The concession will be operated by Eni and fully owned by the Italian and Thai companies. Abu Dhabi National Oil Co (Adnoc) will have the option of retaining 60% of the fields once they reach the production phase.

“We are engaging with partners who actually put skin in the game,” Sultan Ahmed Al Jaber, CEO of government-owned Adnoc, said at a conference in Abu Dhabi.

Adnoc in April last year announced its first competitive tender for partners to explore for and develop oil and gas, offering four blocks onshore and two offshore. The Eni-PTTEP concession was the first to be awarded from that package.
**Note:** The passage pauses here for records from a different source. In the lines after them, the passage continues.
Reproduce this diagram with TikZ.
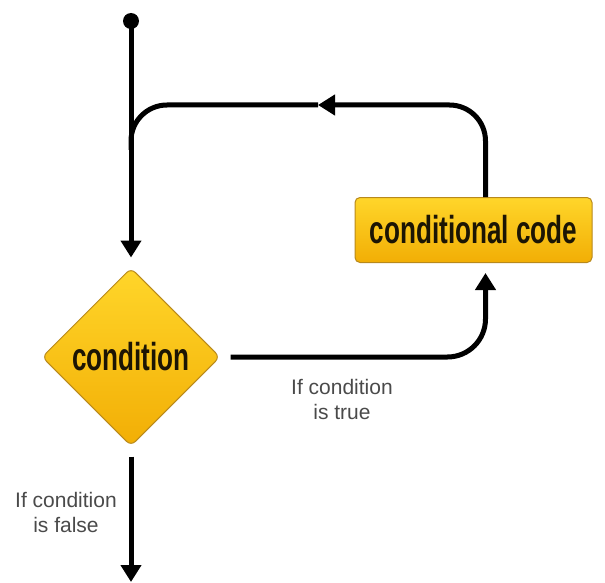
\documentclass[tikz,border=0pt]{standalone}
\usepackage{fontspec}
\setmainfont{Liberation Sans}
\newfontfamily\condfont[FakeStretch=0.67]{Liberation Sans}
\usetikzlibrary{arrows.meta,positioning,shapes.geometric}
\definecolor{boxtop}{HTML}{FFD62A}
\definecolor{boxbottom}{HTML}{F2AE05}
\definecolor{boxline}{HTML}{B8891C}
\definecolor{labelgray}{HTML}{4A4A4A}

\tikzset{
  flow/.style={line width=5pt, black},
  yellowbox/.style={draw=boxline, line width=1pt, top color=boxtop, bottom color=boxbottom,
                    text=black!85!boxline, font=\condfont\bfseries\fontsize{39}{44}\selectfont},
  caption/.style={align=center, text=labelgray, font=\fontsize{21}{25}\selectfont}
}

\begin{document}
\begin{tikzpicture}[x=1pt, y=-1pt, >={Triangle[width=20pt,length=17pt]}]
  \useasboundingbox (0,0) rectangle (605,583);

  % the two blocks
  \node[yellowbox, diamond, aspect=1, minimum width=178pt, minimum height=178pt,
        inner sep=0pt, rounded corners=6pt] (cond) at (131,357) {condition};
  \node[yellowbox, rectangle, rounded corners=5pt, minimum width=237pt,
        minimum height=65pt] (code) at (473.5,230) {conditional code};

  % start point and helper points
  \fill (131,21) circle (8pt) coordinate (start);
  \coordinate (back) at (318,105);
  \coordinate (turn) at (131,105);
  \coordinate (merge) at (131,150);
  \coordinate (exit) at (131,582);

  % connectors
  \draw[flow, ->, shorten >=10pt] (start) -- (cond.north);
  \draw[flow, ->, rounded corners=38pt, shorten <=10pt, shorten >=10pt]
       (cond.east) -| ([xshift=12pt]code.south);
  \draw[flow, ->, rounded corners=36pt] ([xshift=12pt]code.north) |- (back);
  \draw[flow, rounded corners=36pt] (back) -- (turn) -- (merge);
  \draw[flow, ->, shorten <=10pt] (cond.south) -- (exit);

  % labels
  \node[caption] (truelabel) at (342,399) {If condition\\is true};
  \node[caption] (falselabel) at (66,512) {If condition\\is false};
\end{tikzpicture}
\end{document}
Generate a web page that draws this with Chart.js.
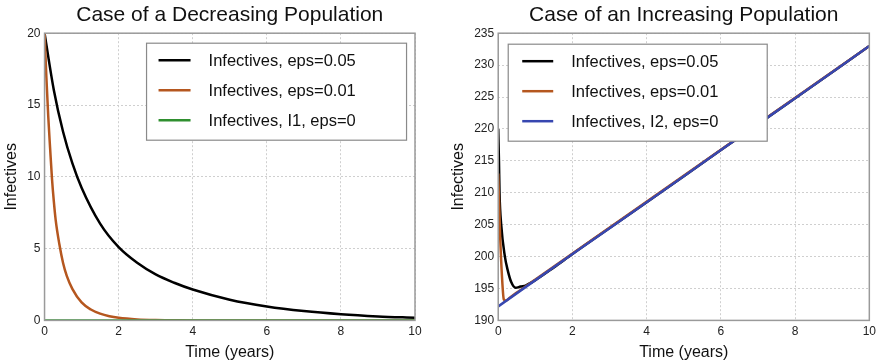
<!DOCTYPE html>
<html>
<head>
<meta charset="utf-8">
<script src="https://cdn.jsdelivr.net/npm/chart.js@4.4.1/dist/chart.umd.min.js"></script>
<style>
  html, body { margin: 0; padding: 0; background: #fff; overflow: hidden; }
  #wrap { position: relative; width: 877px; height: 362px; overflow: hidden; }
  .box { position: absolute; top: 0; height: 362px; }
  #b1 { left: 0; width: 438px; }
  #b2 { left: 440px; width: 440px; }
</style>
</head>
<body>
<div id="wrap">
  <div class="box" id="b1"><canvas id="c1"></canvas></div>
  <div class="box" id="b2"><canvas id="c2"></canvas></div>
</div>
<script>
// ---- Left panel: decreasing population ----
const titleLeft = "Case of a Decreasing Population";
const timeDecBlack = [0, 0.25, 0.5, 0.75, 1, 1.5, 2, 2.5, 3, 3.5, 4, 5, 6, 7, 8, 9, 10];
const infDecEps005 = [20, 16.05, 13.14, 10.95, 9.24, 6.74, 5.10, 4.01, 3.20, 2.62, 2.15, 1.44, 0.97, 0.65, 0.43, 0.28, 0.18];
const timeDecOrange = [0, 0.05, 0.1, 0.15, 0.2, 0.25, 0.3, 0.4, 0.5, 0.6, 0.75, 1, 1.25, 1.5, 1.75, 2, 2.5, 3, 3.5, 4, 10];
const infDecEps001 = [20, 16.9, 14.2, 12.0, 9.9, 8.3, 7.0, 5.3, 4.0, 3.1, 2.2, 1.25, 0.76, 0.47, 0.29, 0.18, 0.07, 0.025, 0.01, 0, 0];
const timeDecGreen = [0, 10];
const infDecI1 = [0, 0];
const yRangeLeft = [0, 20];

// ---- Right panel: increasing population ----
const titleRight = "Case of an Increasing Population";
const timeIncBlack = [0, 0.02, 0.035, 0.08, 0.18, 0.25, 0.35, 0.47, 0.6, 0.75, 1, 1.5, 2, 4, 6, 8, 10];
const infIncEps005 = [220, 215, 210, 205, 200, 198.0, 196.0, 195.1, 195.3, 195.5, 196.3, 198.3, 200.4, 208.5, 216.7, 224.8, 233];
const timeIncOrange = [0, 0.05, 0.1, 0.15, 0.2, 0.3, 0.5, 1, 10];
const infIncEps001 = [213, 203.5, 197, 193.3, 193.1, 193.5, 194.35, 196.4, 233];
const timeIncBlue = [0, 2, 4, 6, 8, 10];
const infIncI2 = [192.2, 200.4, 208.5, 216.7, 224.8, 233];
const yRangeRight = [190, 235];

const xTicksStep = 2;
const legendLabels1 = ["Infectives, eps=0.05", "Infectives, eps=0.01", "Infectives, I1, eps=0"];
const legendLabels2 = ["Infectives, eps=0.05", "Infectives, eps=0.01", "Infectives, I2, eps=0"];

const C_BLACK = "#000000", C_ORANGE = "#b5571f", C_GREEN = "#2f8f2f", C_BLUE = "#3747b0";
const FONT = "'Liberation Sans', Arial, Helvetica, sans-serif";

function pts(xs, ys) { return xs.map((x, i) => ({ x: x, y: ys[i] })); }

function makeLegendPlugin(opts) {
  return {
    id: 'boxLegend',
    afterDatasetsDraw(chart) {
      const ctx = chart.ctx, a = chart.chartArea;
      ctx.save();
      ctx.strokeStyle = '#9a9a9a';
      ctx.lineWidth = 1.5;
      ctx.strokeRect(a.left, a.top, a.right - a.left, a.bottom - a.top);
      const bx = a.left + opts.offX, by = a.top + opts.offY;
      ctx.fillStyle = '#ffffff';
      ctx.fillRect(bx, by, opts.w, opts.h);
      ctx.strokeStyle = '#8a8a8a';
      ctx.lineWidth = 1.2;
      ctx.strokeRect(bx, by, opts.w, opts.h);
      ctx.font = '16.5px ' + FONT;
      ctx.textBaseline = 'middle';
      chart.data.datasets.forEach((ds, i) => {
        const y = by + 17 + i * 30;
        ctx.strokeStyle = ds.borderColor;
        ctx.lineWidth = 2.5;
        ctx.beginPath();
        ctx.moveTo(bx + opts.lineX0, y);
        ctx.lineTo(bx + opts.lineX1, y);
        ctx.stroke();
        ctx.fillStyle = '#111';
        ctx.fillText(ds.label, bx + opts.textX, y + 1);
      });
      ctx.restore();
    }
  };
}

function makeChart(id, title, datasets, yRange, padLeft, padRight, legendOpts) {
  return new Chart(document.getElementById(id), {
    type: 'line',
    data: { datasets: datasets },
    plugins: [makeLegendPlugin(legendOpts)],
    options: {
      responsive: true,
      maintainAspectRatio: false,
      animation: false,
      elements: { point: { radius: 0 }, line: { borderWidth: 2.5, cubicInterpolationMode: 'monotone' } },
      layout: { padding: { left: padLeft, right: padRight, top: 0, bottom: 0 } },
      plugins: {
        legend: { display: false },
        tooltip: { enabled: false },
        title: {
          display: true, text: title, color: '#111', fullSize: false,
          font: { family: FONT, size: 21, weight: 'normal' },
          padding: { top: 3, bottom: 5 }
        }
      },
      scales: {
        x: {
          type: 'linear', min: 0, max: 10,
          ticks: { stepSize: xTicksStep, color: '#222', font: { family: FONT, size: 12 }, padding: 4, maxRotation: 0 },
          grid: { color: '#cfcfcf', drawTicks: false, lineWidth: 1 },
          border: { display: false, dash: [2, 2] },
          title: { display: true, text: 'Time (years)', color: '#111', font: { family: FONT, size: 16 }, padding: { top: 0, bottom: 0 } }
        },
        y: {
          type: 'linear', min: yRange[0], max: yRange[1],
          ticks: { stepSize: 5, color: '#222', font: { family: FONT, size: 12 }, padding: 4 },
          grid: { color: '#cfcfcf', drawTicks: false, lineWidth: 1 },
          border: { display: false, dash: [2, 2] },
          title: { display: true, text: 'Infectives', color: '#111', font: { family: FONT, size: 16 }, padding: { top: 0, bottom: 2 } }
        }
      }
    }
  });
}

makeChart('c1', titleLeft, [
  { label: legendLabels1[0], data: pts(timeDecBlack, infDecEps005), borderColor: C_BLACK, backgroundColor: C_BLACK, order: 2 },
  { label: legendLabels1[1], data: pts(timeDecOrange, infDecEps001), borderColor: C_ORANGE, backgroundColor: C_ORANGE, order: 1 },
  { label: legendLabels1[2], data: pts(timeDecGreen, infDecI1), borderColor: C_GREEN, backgroundColor: C_GREEN, order: 0 }
], yRangeLeft, 2, 23, { offX: 102, offY: 10, w: 260, h: 97, lineX0: 12, lineX1: 44, textX: 62 });

makeChart('c2', titleRight, [
  { label: legendLabels2[0], data: pts(timeIncBlack, infIncEps005), borderColor: C_BLACK, backgroundColor: C_BLACK, order: 2 },
  { label: legendLabels2[1], data: pts(timeIncOrange, infIncEps001), borderColor: C_ORANGE, backgroundColor: C_ORANGE, order: 1 },
  { label: legendLabels2[2], data: pts(timeIncBlue, infIncI2), borderColor: C_BLUE, backgroundColor: C_BLUE, order: 0 }
], yRangeRight, 9, 0, { offX: 10, offY: 11, w: 259, h: 97, lineX0: 14, lineX1: 45, textX: 63 });
</script>
</body>
</html>
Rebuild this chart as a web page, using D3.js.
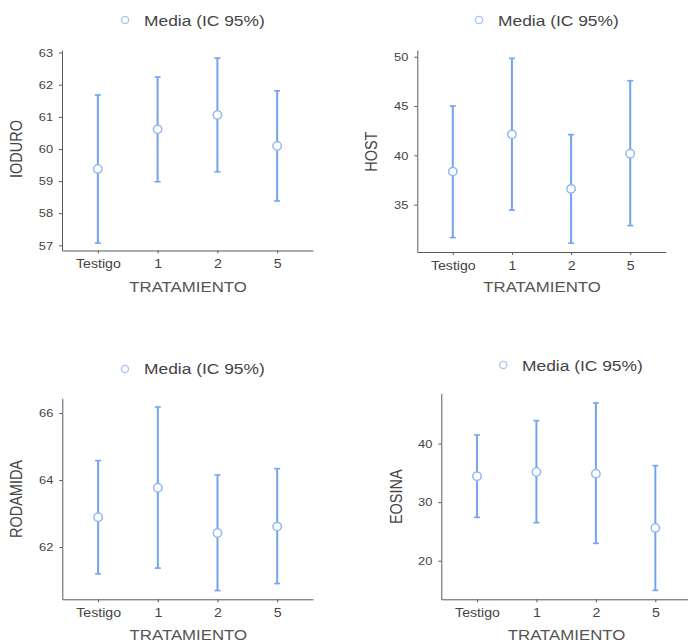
<!DOCTYPE html>
<html>
<head>
<meta charset="utf-8">
<script src="https://cdn.jsdelivr.net/npm/d3@7"></script>
<style>
  html, body { margin: 0; padding: 0; background: #fff; }
  svg { display: block; font-family: "Liberation Sans", Arial, sans-serif; }
</style>
</head>
<body>
<svg id="chart" width="688" height="642"></svg>
<script>
// ---- data ----
const categories = ["Testigo", "1", "2", "5"];
const legendLabel = "Media (IC 95%)";
const xTitle = "TRATAMIENTO";

const ioduroMean  = [59.38, 60.61, 61.06, 60.09];
const ioduroLower = [57.07, 58.98, 59.29, 58.38];
const ioduroUpper = [61.68, 62.24, 62.83, 61.81];
const ioduroTicks = [57, 58, 59, 60, 61, 62, 63];

const hostMean  = [38.35, 42.13, 36.60, 40.17];
const hostLower = [31.66, 34.44, 31.10, 32.88];
const hostUpper = [45.00, 49.84, 42.10, 47.57];
const hostTicks = [35, 40, 45, 50];

const rodaMean  = [62.89, 63.77, 62.42, 62.61];
const rodaLower = [61.20, 61.37, 60.70, 60.91];
const rodaUpper = [64.58, 66.18, 64.15, 64.34];
const rodaTicks = [62, 64, 66];

const eosMean  = [34.42, 35.16, 34.87, 25.60];
const eosLower = [27.40, 26.50, 22.96, 14.93];
const eosUpper = [41.48, 43.93, 46.95, 36.24];
const eosTicks = [20, 30, 40];

// ---- layout (positions/styles only) ----
const panels = [
  { name: "IODURO", mean: ioduroMean, lo: ioduroLower, hi: ioduroUpper, ticks: ioduroTicks,
    domain: [56.84, 63.08], x0: 62, x1: 313, yTop: 50, yBot: 250.5,
    leg: [125, 20, 144, 26], yt: [22, 149], xt: [188, 292] },
  { name: "HOST", mean: hostMean, lo: hostLower, hi: hostUpper, ticks: hostTicks,
    domain: [30.2, 50.68], x0: 417.3, x1: 665.7, yTop: 50, yBot: 252,
    leg: [479, 20, 498, 26], yt: [377.3, 151.7], xt: [542, 292] },
  { name: "RODAMIDA", mean: rodaMean, lo: rodaLower, hi: rodaUpper, ticks: rodaTicks,
    domain: [60.44, 66.44], x0: 62.3, x1: 313, yTop: 398.3, yBot: 599.3,
    leg: [125, 369, 144, 374], yt: [22, 499], xt: [188.3, 639.5] },
  { name: "EOSINA", mean: eosMean, lo: eosLower, hi: eosUpper, ticks: eosTicks,
    domain: [13.4, 48.6], x0: 441.3, x1: 691, yTop: 393.3, yBot: 599.3,
    leg: [503.3, 365, 522, 370.7], yt: [402, 496.7], xt: [566.5, 640] }
];

const barColor = "#74a3ee";
const markColor = "#93b8f2";
const axisColor = "#5a5a5a";
const textColor = "#444";

const svg = d3.select("#chart");

function stretchedText(g, x, y, str, size, anchor, fill, sx) {
  return g.append("text")
    .attr("transform", `translate(${x},${y}) scale(${sx},1)`)
    .attr("text-anchor", anchor)
    .attr("font-size", size)
    .attr("fill", fill)
    .text(str);
}

panels.forEach(p => {
  const g = svg.append("g");
  const y = d3.scaleLinear().domain(p.domain).range([p.yBot, p.yTop]);
  const x = d3.scalePoint().domain(categories).range([p.x0, p.x1]).padding(0.6);

  // y axis
  const ya = g.append("g").attr("transform", `translate(${p.x0},0)`)
    .call(d3.axisLeft(y).tickValues(p.ticks).tickFormat(d3.format("d"))
      .tickSize(3).tickSizeOuter(0).tickPadding(5));
  ya.select(".domain").attr("stroke", axisColor);
  ya.selectAll(".tick line").attr("stroke", axisColor);
  ya.selectAll(".tick text").attr("font-size", 11.5).attr("fill", textColor)
    .attr("font-family", "Liberation Sans, Arial, sans-serif")
    .attr("transform", `scale(1.12,1)`);

  // x axis
  const xa = g.append("g").attr("transform", `translate(0,${p.yBot})`)
    .call(d3.axisBottom(x).tickSize(3).tickSizeOuter(0).tickPadding(6));
  xa.select(".domain").attr("stroke", axisColor);
  xa.selectAll(".tick line").attr("stroke", axisColor);
  xa.selectAll(".tick text").attr("font-size", 12).attr("fill", textColor)
    .attr("font-family", "Liberation Sans, Arial, sans-serif")
    .attr("transform", `scale(1.18,1)`);

  // error bars
  const idx = d3.range(categories.length);
  g.selectAll(".bar").data(idx).join("line")
    .attr("x1", i => x(categories[i])).attr("x2", i => x(categories[i]))
    .attr("y1", i => y(p.lo[i])).attr("y2", i => y(p.hi[i]))
    .attr("stroke", barColor).attr("stroke-width", 2);
  ["lo", "hi"].forEach(k => {
    g.selectAll(".cap" + k).data(idx).join("line")
      .attr("x1", i => x(categories[i]) - 3).attr("x2", i => x(categories[i]) + 3)
      .attr("y1", i => y(p[k][i])).attr("y2", i => y(p[k][i]))
      .attr("stroke", barColor).attr("stroke-width", 1.6);
  });
  g.selectAll(".pt").data(idx).join("circle")
    .attr("cx", i => x(categories[i])).attr("cy", i => y(p.mean[i]))
    .attr("r", 4.2).attr("fill", "#fff")
    .attr("stroke", markColor).attr("stroke-width", 1.5);

  // legend
  g.append("circle").attr("cx", p.leg[0]).attr("cy", p.leg[1]).attr("r", 3.6)
    .attr("fill", "#fff").attr("stroke", "#a6c3f3").attr("stroke-width", 1.3);
  stretchedText(g, p.leg[2], p.leg[3], legendLabel, 14.5, "start", "#444", 1.2);

  // axis titles
  g.append("text")
    .attr("transform", `translate(${p.yt[0]},${p.yt[1]}) rotate(-90) scale(1,1.15)`)
    .attr("text-anchor", "middle").attr("font-size", 14.5).attr("fill", "#444")
    .text(p.name);
  stretchedText(g, p.xt[0], p.xt[1], xTitle, 14, "middle", "#555", 1.2);
});
</script>
</body>
</html>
Eni has made offshore discoveries from the Americas to Africa and the Mediterranean. The Rome-based company has been active in the Persian Gulf to build on its successful discoveries. It won rights to develop crude and gas deposits in Abu Dhabi last year, and it wants to partner in Qatar’s liquefied natural gas projects.

Abu Dhabi holds about 6% of global crude reserves and pumps most of the UAE’s oil. Adnoc, which has worked with international companies for more than four decades, received 39 bids for new exploration projects, Al Jaber said. Adnoc aims to boost oil production capacity to 5 million barrels a day by 2030 from more than 3 million now.